[WHAT IS NEEDED]
Repeat, exactly and only, the lines from the beginning of the data through the line with "var line = d3.line().x(d". Pictures are left out.
╔══
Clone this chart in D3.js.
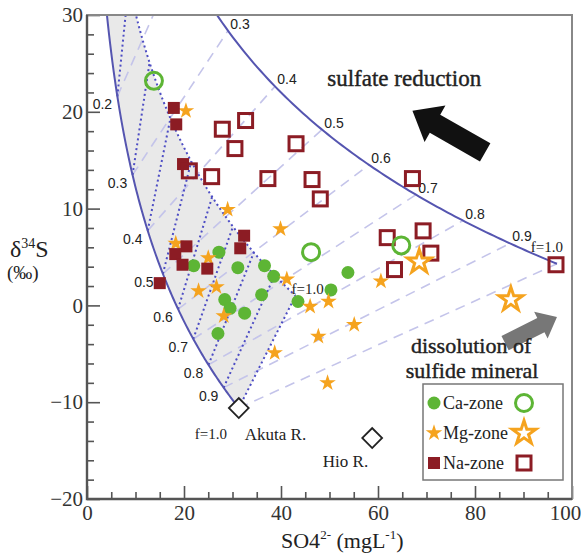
<!DOCTYPE html>
<html>
<head>
<meta charset="utf-8">
<script src="https://cdn.jsdelivr.net/npm/d3@7"></script>
<style>
  body { margin: 0; background: #fff; }
  svg { display: block; font-family: "Liberation Serif", "Times New Roman", serif; }
</style>
</head>
<body>
<svg id="chart"></svg>
<script>
// samples: [SO4 (mg/L), d34S (permil)]
var caFilled = [[22.0,4.1],[27.2,5.5],[31.1,3.9],[36.6,4.1],[38.5,3.0],[28.4,0.6],[29.5,-0.3],[32.5,-0.8],[27.0,-2.9],[36.0,1.1],[43.5,0.4],[50.3,1.6],[53.8,3.4]];
var caOpen = [[13.8,23.2],[46.2,5.5],[64.8,6.2]];
var mgFilled = [[20.4,20.1],[29.0,9.9],[39.9,7.9],[18.3,6.4],[25.0,4.9],[23.0,1.5],[26.7,1.9],[28.2,-1.1],[38.7,-4.9],[41.2,2.7],[46.0,-0.1],[49.8,0.4],[55.1,-2.0],[47.7,-3.2],[49.6,-8.0],[60.6,2.5]];
var mgOpen = [[68.5,4.5],[87.4,0.6]];
var naFilled = [[17.9,20.4],[18.4,18.7],[19.8,14.6],[20.5,6.1],[18.2,5.3],[19.7,4.2],[24.8,3.8],[32.4,7.2],[31.6,5.9],[15.0,2.3]];
var naOpen = [[27.9,18.2],[32.7,19.1],[30.5,16.2],[21.1,13.9],[25.7,13.3],[37.3,13.1],[43.1,16.7],[46.4,13.0],[48.1,11.0],[67.1,13.1],[61.9,7.0],[69.3,7.7],[70.9,5.4],[63.4,3.7],[96.7,4.2]];
var riverNames = ["Akuta R.", "Hio R."];
var riverValues = [[31.3,-10.6],[58.8,-13.7]];

// Rayleigh model lines: end members at f = 1 and enrichment factor
var akutaEnd = [31.3, -10.6];
var mixEnd = [43.0, 1.0];
var upperEnd = [96.9, 4.3];
var epsilon = 20;
var fLabels = [0.2, 0.3, 0.4, 0.5, 0.6, 0.7, 0.8, 0.9];
var fLines = [0.2, 0.3, 0.4, 0.5, 0.6, 0.7, 0.8, 0.9, 1.0];

var xTicks = [0, 20, 40, 60, 80, 100];
var yTicks = [-20, -10, 0, 10, 20, 30];

var width = 581, height = 560;
var x = d3.scaleLinear().domain([0, 100]).range([87, 572]);
var y = d3.scaleLinear().domain([-20, 30]).range([499, 15]);

var svg = d3.select("#chart").attr("width", width).attr("height", height);

svg.append("defs").append("clipPath").attr("id", "plotClip")
  .append("rect")
  .attr("x", x(0)).attr("y", y(30))
  .attr("width", x(100) - x(0)).attr("height", y(-20) - y(30));

function rayleigh(end, f) {
  return [end[0] * f, end[1] - epsilon * Math.log(f)];
}

function curvePoints(end, fFrom, fTo) {
  var pts = [];
  var n = 120;
  for (var i = 0; i <= n; i++) {
    var f = fFrom + (fTo - fFrom) * i / n;
    pts.push(rayleigh(end, f));
  }
  return pts;
}

var line = d3.line().x(d => x(d[0])).y(d => y(d[1]));

var plot = svg.append("g").attr("clip-path", "url(#plotClip)");

// shaded zone between the Akuta curve and the mixed-end curve
var zone = curvePoints(akutaEnd, 0.1, 1).concat(curvePoints(mixEnd, 1, 0.15));
plot.append("path")
  .attr("d", line(zone) + "Z")
  .attr("fill", "#e9e9e9");

// dashed mixing lines between the two solid curves
plot.selectAll(".mixDash")
  .data(fLines)
  .join("path")
  .attr("class", "mixDash")
  .attr("d", f => line([rayleigh(akutaEnd, f), rayleigh(upperEnd, f)]))
  .attr("fill", "none")
  .attr("stroke", "#c4c4ea")
  .attr("stroke-width", 1.6)
  .attr("stroke-dasharray", "10,7");

// dotted lines inside the shaded zone
plot.selectAll(".mixDot")
  .data(fLines)
  .join("path")
  .attr("class", "mixDot")
  .attr("d", f => line([rayleigh(akutaEnd, f), rayleigh(mixEnd, f)]))
  .attr("fill", "none")
  .attr("stroke", "#4d4dc4")
  .attr("stroke-width", 2)
  .attr("stroke-dasharray", "2,3");

plot.append("path")
  .attr("d", line(curvePoints(mixEnd, 0.15, 1)))
  .attr("fill", "none")
  .attr("stroke", "#4d4dc4")
  .attr("stroke-width", 2)
  .attr("stroke-dasharray", "2,3");

// solid Rayleigh curves
[akutaEnd, upperEnd].forEach(function (end) {
  plot.append("path")
    .attr("d", line(curvePoints(end, 0.1, 1)))
    .attr("fill", "none")
    .attr("stroke", "#5555b0")
    .attr("stroke-width", 2);
});

// f labels
var labelFont = "'Liberation Sans', Arial, sans-serif";
svg.selectAll(".fLeft")
  .data(fLabels)
  .join("text")
  .attr("x", f => x(rayleigh(akutaEnd, f)[0]) - (f === 0.5 ? 19 : 15))
  .attr("y", f => y(rayleigh(akutaEnd, f)[1]) + 8)
  .attr("text-anchor", "middle")
  .attr("dominant-baseline", "central")
  .style("font-family", labelFont)
  .style("font-size", "14px")
  .attr("fill", "#222")
  .text(f => f.toFixed(1));

svg.selectAll(".fRight")
  .data(fLabels.slice(1))
  .join("text")
  .attr("x", f => x(rayleigh(upperEnd, f)[0]) + 12)
  .attr("y", f => y(rayleigh(upperEnd, f)[1]) - 7)
  .attr("text-anchor", "middle")
  .attr("dominant-baseline", "central")
  .style("font-family", labelFont)
  .style("font-size", "14px")
  .attr("fill", "#222")
  .text(f => f.toFixed(1));

function fOneLabel(end, dx, dy) {
  svg.append("text")
    .attr("x", x(end[0]) + dx)
    .attr("y", y(end[1]) + dy)
    .attr("text-anchor", "middle")
    .attr("dominant-baseline", "central")
    .style("font-size", "15px")
    .attr("fill", "#222")
    .text("f=1.0");
}
fOneLabel(akutaEnd, -28, 26);
fOneLabel(mixEnd, 12, -7);
fOneLabel(upperEnd, -10, -17);

// arrows
function arrowPath(p0, p1, shaft, headW, headL) {
  var x0 = x(p0[0]), y0 = y(p0[1]), x1 = x(p1[0]), y1 = y(p1[1]);
  var dx = x1 - x0, dy = y1 - y0, len = Math.hypot(dx, dy);
  var ux = dx / len, uy = dy / len, nx = -uy, ny = ux;
  var bx = x1 - ux * headL, by = y1 - uy * headL;
  var pts = [
    [x0 + nx * shaft / 2, y0 + ny * shaft / 2],
    [bx + nx * shaft / 2, by + ny * shaft / 2],
    [bx + nx * headW / 2, by + ny * headW / 2],
    [x1, y1],
    [bx - nx * headW / 2, by - ny * headW / 2],
    [bx - nx * shaft / 2, by - ny * shaft / 2],
    [x0 - nx * shaft / 2, y0 - ny * shaft / 2]
  ];
  return "M" + pts.map(p => p.join(",")).join("L") + "Z";
}
svg.append("path").attr("d", arrowPath([82.1, 15.8], [67.1, 20.1], 21, 42, 26)).attr("fill", "#111");
svg.append("path").attr("d", arrowPath([86.2, -3.9], [96.9, -1.2], 16, 30, 18)).attr("fill", "#777");

function note(text, xv, yv, size) {
  svg.append("text")
    .attr("x", x(xv)).attr("y", y(yv))
    .attr("text-anchor", "middle")
    .style("font-size", size + "px")
    .style("stroke", "#222").style("stroke-width", 0.4)
    .attr("fill", "#222")
    .text(text);
}
note("sulfate reduction", 65.4, 22.7, 23);
note("dissolution of", 79.2, -4.9, 22);
note("sulfide mineral", 79.4, -7.5, 22);

// markers
var green = "#5db535", orange = "#f5a31e", red = "#8c1c24";
var star = d3.symbol().type(d3.symbolStar);

function drawPoints(data, make) {
  data.forEach(function (d) { make(svg, x(d[0]), y(d[1])); });
}
function filledCircle(g, cx, cy) {
  g.append("circle").attr("cx", cx).attr("cy", cy).attr("r", 6.5).attr("fill", green);
}
function openCircle(g, cx, cy) {
  g.append("circle").attr("cx", cx).attr("cy", cy).attr("r", 8.5)
    .attr("fill", "none").attr("stroke", green).attr("stroke-width", 3);
}
function filledStar(g, cx, cy) {
  g.append("path").attr("d", star.size(85)()).attr("transform", `translate(${cx},${cy})`)
    .attr("fill", orange);
}
function openStar(g, cx, cy) {
  g.append("path").attr("d", star.size(175)()).attr("transform", `translate(${cx},${cy})`)
    .attr("fill", "#fff").attr("stroke", orange).attr("stroke-width", 3).attr("stroke-linejoin", "miter");
}
function filledSquare(g, cx, cy) {
  g.append("rect").attr("x", cx - 6).attr("y", cy - 6).attr("width", 12).attr("height", 12).attr("fill", red);
}
function openSquare(g, cx, cy) {
  g.append("rect").attr("x", cx - 7).attr("y", cy - 7).attr("width", 14).attr("height", 14)
    .attr("fill", "none").attr("stroke", red).attr("stroke-width", 3);
}

drawPoints(caFilled, filledCircle);
drawPoints(mgFilled, filledStar);
drawPoints(naFilled, filledSquare);
drawPoints(naOpen, openSquare);
drawPoints(caOpen, openCircle);
drawPoints(mgOpen, openStar);

// river end members
riverValues.forEach(function (d, i) {
  var cx = x(d[0]), cy = y(d[1]);
  svg.append("rect")
    .attr("x", -7).attr("y", -7).attr("width", 14).attr("height", 14)
    .attr("transform", `translate(${cx},${cy}) rotate(45)`)
    .attr("fill", "#fff").attr("stroke", "#222").attr("stroke-width", 1.8);
  svg.append("text")
    .attr("x", i === 0 ? cx + 6 : cx - 4)
    .attr("y", cy + (i === 0 ? 32 : 29))
    .attr("text-anchor", i === 0 ? "start" : "end")
    .style("font-size", "17px")
    .attr("fill", "#222")
    .text(riverNames[i]);
});

// legend
var legend = svg.append("g");
legend.append("rect")
  .attr("x", 423).attr("y", 384).attr("width", 140).attr("height", 96)
  .attr("fill", "#fff").attr("stroke", "#777").attr("stroke-width", 1.5);
var legendRows = [
  { label: "Ca-zone", filled: filledCircle, open: openCircle },
  { label: "Mg-zone", filled: filledStar, open: openStar },
  { label: "Na-zone", filled: filledSquare, open: openSquare }
];
legendRows.forEach(function (r, i) {
  var ly = 403 + i * 30;
  r.filled(legend, 434, ly);
  legend.append("text")
    .attr("x", 443).attr("y", ly + 6)
    .style("font-size", "18px")
    .attr("fill", "#222")
    .text(r.label);
  r.open(legend, 524, ly);
});

// axes
var yMinor = d3.range(-20, 31, 2).filter(v => v % 10 !== 0);
var xMinor = d3.range(0, 101, 5).filter(v => v % 20 !== 0);

svg.append("g").attr("transform", `translate(${x(0)},0)`)
  .call(d3.axisLeft(y).tickValues(yTicks).tickSize(-13).tickPadding(4));
svg.append("g").attr("transform", `translate(${x(0)},0)`)
  .call(d3.axisLeft(y).tickValues(yMinor).tickSize(-7).tickFormat(""));
var xAxis = svg.append("g").attr("transform", `translate(0,${y(-20)})`)
  .call(d3.axisBottom(x).tickValues(xTicks).tickSize(-13).tickPadding(6));
svg.append("g").attr("transform", `translate(0,${y(-20)})`)
  .call(d3.axisBottom(x).tickValues(xMinor).tickSize(-7).tickFormat(""));

svg.selectAll(".domain").remove();
svg.selectAll(".tick line").attr("stroke", "#555").attr("stroke-width", 1.6);
svg.selectAll(".tick text")
  .style("font-family", "'Liberation Serif', serif")
  .style("font-size", "21px")
  .attr("fill", "#333");
// keep the last x label inside the window
xAxis.selectAll(".tick text").filter(d => d === 100).attr("dx", -7);

// frame
svg.append("rect")
  .attr("x", x(0)).attr("y", y(30))
  .attr("width", x(100) - x(0)).attr("height", y(-20) - y(30))
  .attr("fill", "none").attr("stroke", "#888").attr("stroke-width", 2);
svg.append("path")
  .attr("d", `M${x(0)},${y(30)}V${y(-20)}H${x(100)}`)
  .attr("fill", "none").attr("stroke", "#555").attr("stroke-width", 2.4);

// axis titles
var yTitle = svg.append("text").attr("x", 10).attr("y", 257).attr("fill", "#222").style("font-size", "24px");
yTitle.append("tspan").text("δ");
yTitle.append("tspan").attr("dy", -9).style("font-size", "14px").text("34");
yTitle.append("tspan").attr("dy", 9).text("S");
svg.append("text").attr("x", 7).attr("y", 279).attr("fill", "#222").style("font-size", "19px").text("(‰)");

var xTitle = svg.append("text").attr("x", 281).attr("y", 548).attr("fill", "#222").style("font-size", "22px");
xTitle.append("tspan").text("SO4");
xTitle.append("tspan").attr("dy", -9).style("font-size", "13px").text("2-");
xTitle.append("tspan").attr("dy", 9).text(" (mgL");
xTitle.append("tspan").attr("dy", -9).style("font-size", "13px").text("-1");
xTitle.append("tspan").attr("dy", 9).text(")");
</script>
</body>
</html>
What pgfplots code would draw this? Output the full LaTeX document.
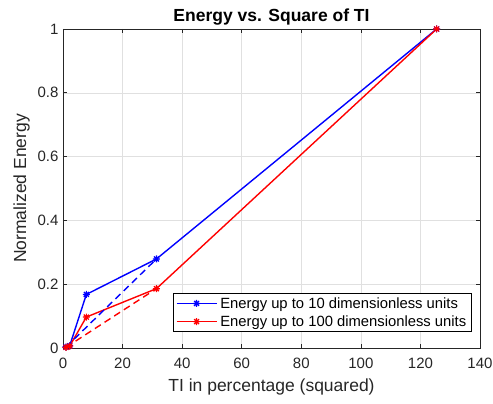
\documentclass[border=0pt]{standalone}
\usepackage{fontspec}
\setmainfont{Liberation Sans}
\usepackage{pgfplots}
\pgfplotsset{compat=1.18}
\definecolor{axgray}{gray}{0.15}
\definecolor{gridgray}{gray}{0.88}
\pgfdeclareplotmark{mstar}{%
  \pgfpathmoveto{\pgfqpoint{-\pgfplotmarksize}{0pt}}\pgfpathlineto{\pgfqpoint{\pgfplotmarksize}{0pt}}%
  \pgfpathmoveto{\pgfqpoint{0pt}{-\pgfplotmarksize}}\pgfpathlineto{\pgfqpoint{0pt}{\pgfplotmarksize}}%
  \pgfpathmoveto{\pgfqpoint{-0.707\pgfplotmarksize}{-0.707\pgfplotmarksize}}\pgfpathlineto{\pgfqpoint{0.707\pgfplotmarksize}{0.707\pgfplotmarksize}}%
  \pgfpathmoveto{\pgfqpoint{-0.707\pgfplotmarksize}{0.707\pgfplotmarksize}}\pgfpathlineto{\pgfqpoint{0.707\pgfplotmarksize}{-0.707\pgfplotmarksize}}%
  \pgfusepathqstroke}
\begin{document}
\begin{tikzpicture}
\begin{axis}[
  scale only axis, width=417pt, height=319pt,
  xmin=0, xmax=140, ymin=0, ymax=1,
  xtick={0,20,...,140}, ytick={0,0.2,0.4,0.6,0.8,1},
  yticklabels={0,0.2,0.4,0.6,0.8,1},
  grid=major, major grid style={gridgray, line width=0.5pt},
  axis line style={axgray, line width=0.6pt},
  tick style={axgray, line width=0.6pt},
  tick align=inside, major tick length=4pt,
  ticklabel style={font=\fontsize{15}{17}\selectfont, text=axgray},
  xticklabel style={yshift=-6pt},
  yticklabel style={xshift=-1pt},
  /pgf/number format/assume math mode=true,
  xlabel={TI in percentage (squared)}, ylabel={Normalized Energy},
  label style={font=\fontsize{17.5}{20}\selectfont, text=axgray},
  title={\textbf{Energy vs. Square of TI}},
  title style={font=\fontsize{17.5}{20}\selectfont, yshift=-6pt},
  xlabel style={yshift=-4pt},
  ylabel style={yshift=1pt},
  legend style={at={(rel axis cs:0.981,0.050)}, anchor=south east,
    font=\fontsize{14.8}{17}\selectfont, draw=black, line width=0.6pt,
    inner xsep=2.5pt, inner ysep=2pt, row sep=2pt,
    nodes={inner xsep=3pt, inner ysep=2pt}},
  legend cell align=left,
  legend image code/.code={\draw[#1] (0pt,0pt) -- (40pt,0pt); \draw[#1, only marks] plot coordinates {(20pt,0pt)};},
  clip=false,
]
\addplot[blue, line width=1.4pt, mark=mstar, mark size=3.5pt, mark options={solid, line width=1.2pt}]
  coordinates {(1,0.003) (2.25,0.007) (7.84,0.168) (31.36,0.279) (125.44,1)};
\addlegendentry{Energy up to 10 dimensionless units}
\addplot[red, line width=1.4pt, mark=mstar, mark size=3.5pt, mark options={solid, line width=1.2pt}]
  coordinates {(1,0.002) (2.25,0.006) (7.84,0.097) (31.36,0.186) (125.44,1)};
\addlegendentry{Energy up to 100 dimensionless units}
\addplot[blue, line width=1.4pt, dash pattern=on 7pt off 4.5pt, forget plot]
  coordinates {(1,0.003) (31.36,0.279)};
\addplot[red, line width=1.4pt, dash pattern=on 7pt off 4.5pt, forget plot]
  coordinates {(1,0.002) (31.36,0.186)};
\coordinate (bl) at (rel axis cs:0,0);
\end{axis}
\pgfresetboundingbox
\path[use as bounding box] ([shift={(-63pt,-56pt)}]bl) rectangle ++(493pt,404pt);
\end{tikzpicture}
\end{document}
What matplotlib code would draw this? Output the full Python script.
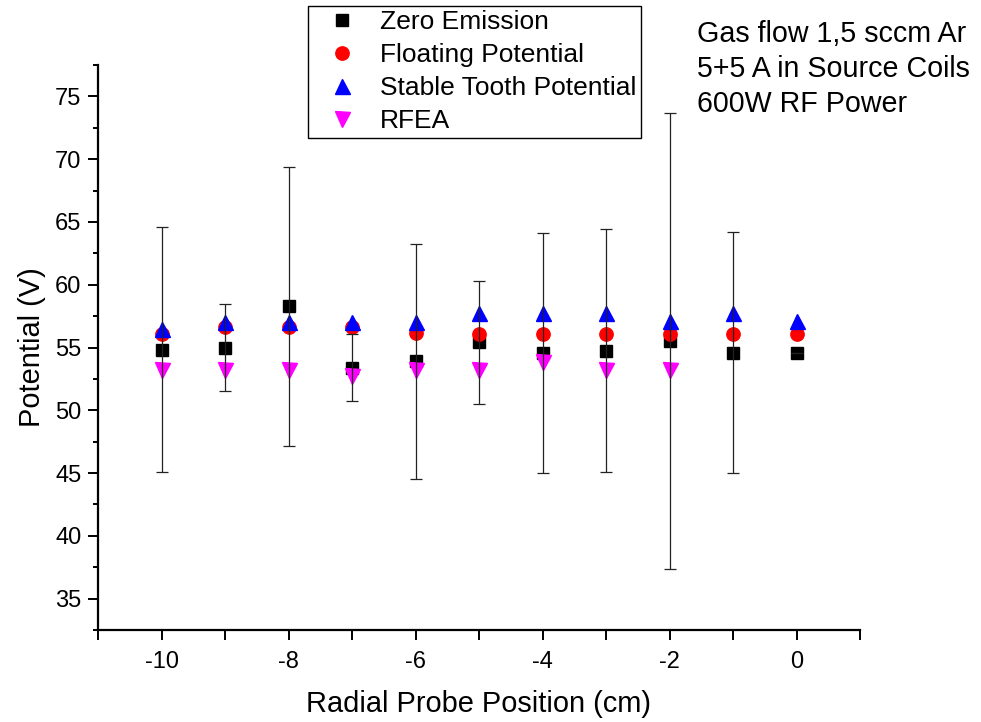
╚══
[OUTPUT]
Clone this chart in D3.js.
<!DOCTYPE html>
<html>
<head>
<meta charset="utf-8">
<script src="https://cdn.jsdelivr.net/npm/d3@7"></script>
<style>
  body { margin: 0; background: #fff; }
  svg { display: block; font-family: "Liberation Serif", "Times New Roman", serif; }
</style>
</head>
<body>
<svg id="chart"></svg>
<script>
// samples: [SO4 (mg/L), d34S (permil)]
var caFilled = [[22.0,4.1],[27.2,5.5],[31.1,3.9],[36.6,4.1],[38.5,3.0],[28.4,0.6],[29.5,-0.3],[32.5,-0.8],[27.0,-2.9],[36.0,1.1],[43.5,0.4],[50.3,1.6],[53.8,3.4]];
var caOpen = [[13.8,23.2],[46.2,5.5],[64.8,6.2]];
var mgFilled = [[20.4,20.1],[29.0,9.9],[39.9,7.9],[18.3,6.4],[25.0,4.9],[23.0,1.5],[26.7,1.9],[28.2,-1.1],[38.7,-4.9],[41.2,2.7],[46.0,-0.1],[49.8,0.4],[55.1,-2.0],[47.7,-3.2],[49.6,-8.0],[60.6,2.5]];
var mgOpen = [[68.5,4.5],[87.4,0.6]];
var naFilled = [[17.9,20.4],[18.4,18.7],[19.8,14.6],[20.5,6.1],[18.2,5.3],[19.7,4.2],[24.8,3.8],[32.4,7.2],[31.6,5.9],[15.0,2.3]];
var naOpen = [[27.9,18.2],[32.7,19.1],[30.5,16.2],[21.1,13.9],[25.7,13.3],[37.3,13.1],[43.1,16.7],[46.4,13.0],[48.1,11.0],[67.1,13.1],[61.9,7.0],[69.3,7.7],[70.9,5.4],[63.4,3.7],[96.7,4.2]];
var riverNames = ["Akuta R.", "Hio R."];
var riverValues = [[31.3,-10.6],[58.8,-13.7]];

// Rayleigh model lines: end members at f = 1 and enrichment factor
var akutaEnd = [31.3, -10.6];
var mixEnd = [43.0, 1.0];
var upperEnd = [96.9, 4.3];
var epsilon = 20;
var fLabels = [0.2, 0.3, 0.4, 0.5, 0.6, 0.7, 0.8, 0.9];
var fLines = [0.2, 0.3, 0.4, 0.5, 0.6, 0.7, 0.8, 0.9, 1.0];

var xTicks = [0, 20, 40, 60, 80, 100];
var yTicks = [-20, -10, 0, 10, 20, 30];

var width = 581, height = 560;
var x = d3.scaleLinear().domain([0, 100]).range([87, 572]);
var y = d3.scaleLinear().domain([-20, 30]).range([499, 15]);

var svg = d3.select("#chart").attr("width", width).attr("height", height);

svg.append("defs").append("clipPath").attr("id", "plotClip")
  .append("rect")
  .attr("x", x(0)).attr("y", y(30))
  .attr("width", x(100) - x(0)).attr("height", y(-20) - y(30));

function rayleigh(end, f) {
  return [end[0] * f, end[1] - epsilon * Math.log(f)];
}

function curvePoints(end, fFrom, fTo) {
  var pts = [];
  var n = 120;
  for (var i = 0; i <= n; i++) {
    var f = fFrom + (fTo - fFrom) * i / n;
    pts.push(rayleigh(end, f));
  }
  return pts;
}

var line = d3.line().x(d => x(d[0])).y(d => y(d[1]));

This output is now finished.